What commenced that cold January morning might have seemed a nightmare to the uninformed. To Higgins and Lucas and others, it was the fruition of a dream. What had been to locals Higgins’ folly became a transformative event for Southeastern Texas, which was baptized in oil. It meant boomtowns and wildcatters and a rough, uneven frontier explosion in population and development.

But Spindletop was not merely a matter of what but also when: 1901, when horseless carriages were about to take hold and oil became not merely something to put in your lamps but something to fuel your new-fangled automobile. Spindletop ushered in the oil age for the U.S. and for Texas.

For this city, it would mean refineries and pipelines and ports. It would make Port Arthur something that even Arthur Stilwell, its founder, had not envisioned.

Last Jan. 10, we sat with Troy Gray, director of Spindletop Gladys City Boomtown Museum on the Lamar University campus, to talk about the impact and of the gusher and what it meant to this region. We sat in the Log Cabin Saloon, as wildcatters and conmen and entrepreneurs might have in those days, when lodging was so scarce that people rented barber’s chairs overnight to catch some sleep.
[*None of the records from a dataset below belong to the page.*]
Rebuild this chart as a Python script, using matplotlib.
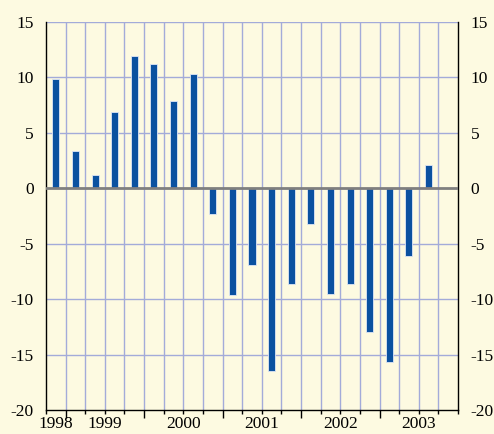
import matplotlib
matplotlib.use("Agg")
import matplotlib.pyplot as plt
from matplotlib.transforms import blended_transform_factory
import numpy as np

# Quarterly values, 1998 Q4 .. 2003 Q3
values = [9.9, 3.4, 1.2, 6.9, 11.9, 11.2, 7.9, 10.3,
          -2.3, -9.6, -6.9, -16.5, -8.6, -3.2, -9.5, -8.6,
          -13.0, -15.7, -6.1, 2.1]
years = ["1998", "1999", "2000", "2001", "2002", "2003"]
year_slots = [1, 4, 4, 4, 4, 4]  # quarters of each year on the axis
yticks = [-20, -15, -10, -5, 0, 5, 10, 15]

bg = "#fdfae1"
bar_color = "#0a51a0"
grid_color = "#a3abd9"

plt.rcParams['font.family'] = ['Liberation Serif', 'DejaVu Serif']

fig = plt.figure(figsize=(4.94, 4.34), dpi=100, facecolor=bg)
ax = fig.add_axes([46/494, 1-410/434, (458-46)/494, (410-22)/434])
ax.set_facecolor(bg)

n_slots = sum(year_slots)
x = np.arange(len(values))
ax.set_xlim(-0.5, n_slots - 0.5)
ax.set_ylim(-20, 15)

# grid
for b in np.arange(0.5, n_slots - 0.5, 1):
    ax.axvline(b, color=grid_color, lw=1.0, zorder=1)
for yv in yticks:
    if yv not in (0, -20):
        ax.axhline(yv, color=grid_color, lw=1.0, zorder=1)

ax.bar(x, values, width=0.36, color=bar_color, edgecolor="#dfe6f5",
       linewidth=0.6, zorder=2)
ax.axhline(0, color="#7f7f7f", lw=2.0, zorder=3)

# spines
ax.spines['top'].set_visible(False)
for s in ['left', 'right', 'bottom']:
    ax.spines[s].set_color('black')
    ax.spines[s].set_linewidth(1.0)

ax.set_yticks(yticks)
ax.set_yticklabels([str(v) for v in yticks])
ax.tick_params(axis='y', length=0, labelsize=12.5, pad=9,
               left=False, right=False, labelleft=True, labelright=True)

# x ticks: year boundaries major, quarter boundaries minor
bounds = np.cumsum(year_slots)[:-1] - 0.5
ax.set_xticks(bounds)
ax.set_xticks(np.arange(-0.5, n_slots, 1), minor=True)
ax.tick_params(axis='x', which='major', length=6, width=1.0, direction='out',
               labelbottom=False, color='black')
ax.tick_params(axis='x', which='minor', length=3, width=1.0, direction='out',
               color='black')

# year labels centred on each year's span
trans = blended_transform_factory(ax.transData, ax.transAxes)
start = -0.5
for yr, n in zip(years, year_slots):
    ax.text(start + n / 2, -0.047, yr, transform=trans, ha='center',
            va='baseline', fontsize=12.5)
    start += n

fig.savefig("out.png", dpi=100, facecolor=bg)
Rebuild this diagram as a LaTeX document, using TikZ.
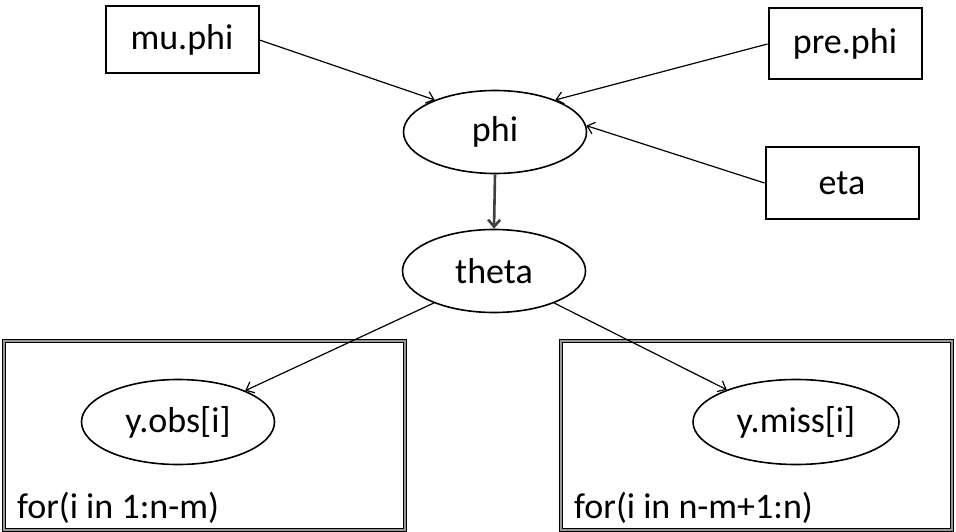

The museum and grounds, which present the Spindletop experience today, has enjoyed some tourism resurgence in recent years, lending insights into what the frenetic local life was like 118 years back. If you haven’t gone, you should.

It tells not only a story about oil but about what oil can mean to people: those who dream, those who prosper, those who lose.

It may bear little resemblance to the energy industry of today, a story being told in this area in petrochemicals and liquefied natural gas and massive tankers. But it points to the origin of the dreams, about the people who made them happen.

It’s as close as Spindletop, on Jimmy Simmons Boulevard.